Other than that, I am starting to realize that life can be so much better after a few minor changes. It took me a minute, but I can see that im getting back to my normal state of happiness. Letting go isn't that bad after all...
Now back to working on my designs...

Sunday, April 19, 2009

:: QUESTiON EXiSTiNG ::


People are always quick to say "lifes not perfect" and "people can't be perfect"... but in all reality who really knows the definition of "perfect"?


"To be entirely without fault or defect"... ok, so what if you meet someone who you feel meets those requirements, then why can't they be classified as perfect?


This is something that I just don't understand... Who makes up these requirements that people have to be judged by to be a good person or to get far in life?


Lets take looks into this matter... Not everyone is beautiful.. but once again, what classifies someone as being beautiful? In today's society its hair, skin color, eyes, ass, thighs... So yes, one female may have all of those features, but not the personality to back it up {in my opinion}. So then what are you left with? A beautiful ass girl, with no knowledge, or personality.


So now I wonder, what is it that males look for in a female? A perfect girl that looks good... that seems to be the main attraction now a days... and I can also say that is what females look for in a male.


PERSONALLY... with me its personality before looks, BUT im going to take this another route to get a more understanding....

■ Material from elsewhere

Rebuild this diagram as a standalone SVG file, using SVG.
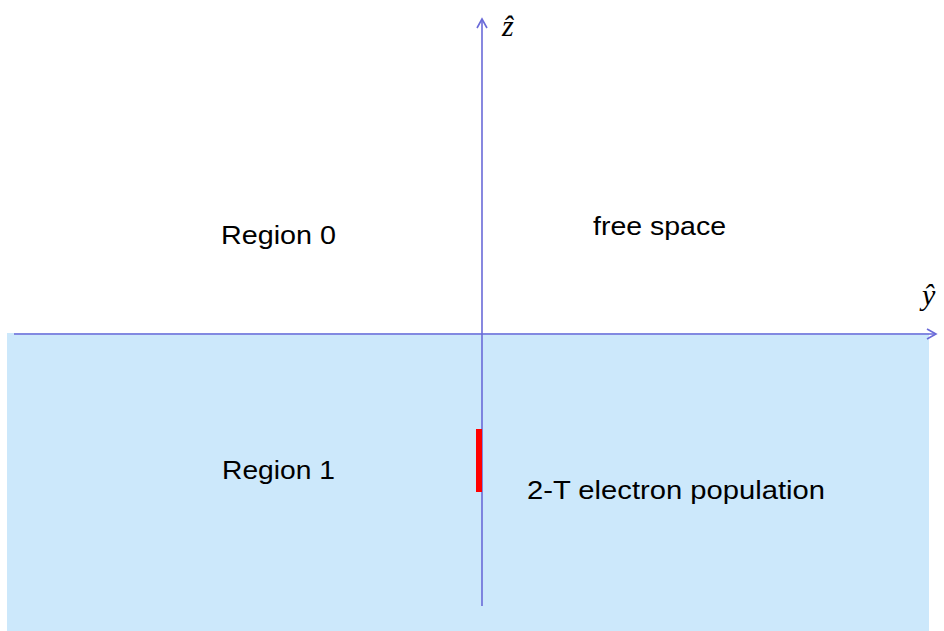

A male may look at me... see a cute face (if thats what they see), nice body (once again..up to them)... and i nice ass personality {which I have been told by many ; )}. So yea, im going to go ahead and classify myself as "wifey material"... Im open, and honest. I fight for whats mine. I stay away from drama, but never back down. Im educated, and come from a family full of strong women. So whyyyy is it that men pass up my type, for the next girl that may POSSiBLY be beautiful/pretty to them... but who's personality is nowhere compared to mine?


AND THEN... why do people f__k with your feelings? Tell you one thing and do the complete other... BUT keep reasuring you that you are "TOO PERFECT" for them... how are you too perfect for someone is "no one" in the world meets the needs of perfect. THEN while telling you this, they tell you that you deserve some one better...


What if YOU were MY definition of PERFECT?